I react particularly badly to books or films that stumble along as this does, with lots of things happening only without a good structural underpinning. Sometimes that's cost me; there are some books that have sold which I've passed on for reasons very similar to my discomfort with this movie. So why not people who've had more fun with this movie than I.

Still... when Stakeout has its big sawmill finale, I don't recall it seeming as forced as when Sherlock puts its characters into a fight in drydock. It doesn't make sense to have characters running around underground tunnels beneath Parliament and then finding that they've ended up atop a bridge under construction. Do we need a bird to show up to symbolize death?

Sherlock Holmes has always been a malleable character. I remember a series of books "Sherlock Holmes Bridge Detective" from my youth, he can be an action movie hero. But this should have been better.

And I have to mention the coming attractions. I believe there were seven of them, and it has to be something of a record because not one of the seven excited me. Iron Man 2 just looks bad. I'm not sure if Clash of the Titans is bad, but even if it's good it's not for me. The trailer for Embracing Miracles embraced so many cliches that I'm now not anticipating a movie that had intrigued me from the poster. And so on.

3 comments:

Myke said...

You should probably take this moment to let your audience know that you didn't like 300 either, just so they can understand where your tastes are grounded.

Unknown said...

I've been waiting for your take on Sherlock Holmes and find that we're in agreement. I wanted the movie to be better, but it never was.

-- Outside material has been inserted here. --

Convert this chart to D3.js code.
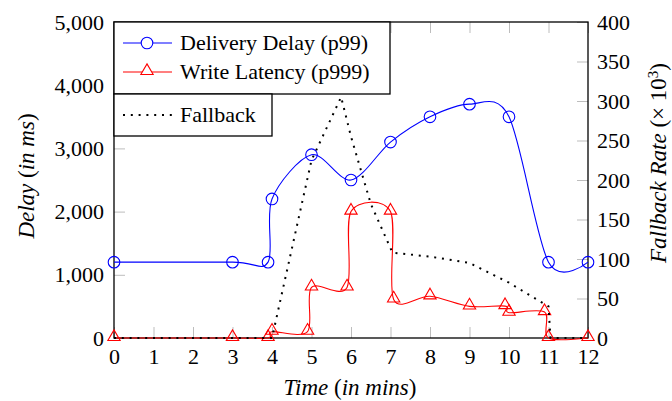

Also, I felt Robert Downey Jr was the wrong casting for the movie. He brings too much baggage with him.

The Brillig Blogger said...

300 was indeed awful. & that being said, I saw Sherlock Holmes with Peter V. Brett, a 300 fan whose tweet twiiter.com/pvbrett on Holmes was "Of 2 minds about Holmes. The awesome parts were very much so, but the rest... Sigh." Peter liked the pre-hash in the fight scenes describing how things went. Nice. I didn't like as much because there's that thing about how a battle plan never survives the first encounter with the enemy. I didn't mind Robert Downey, Jr. Lots of action, lots of talent, he just wasn't given much to do here. And alas, it looks like he won't be doing much good in Iron Man 2, either.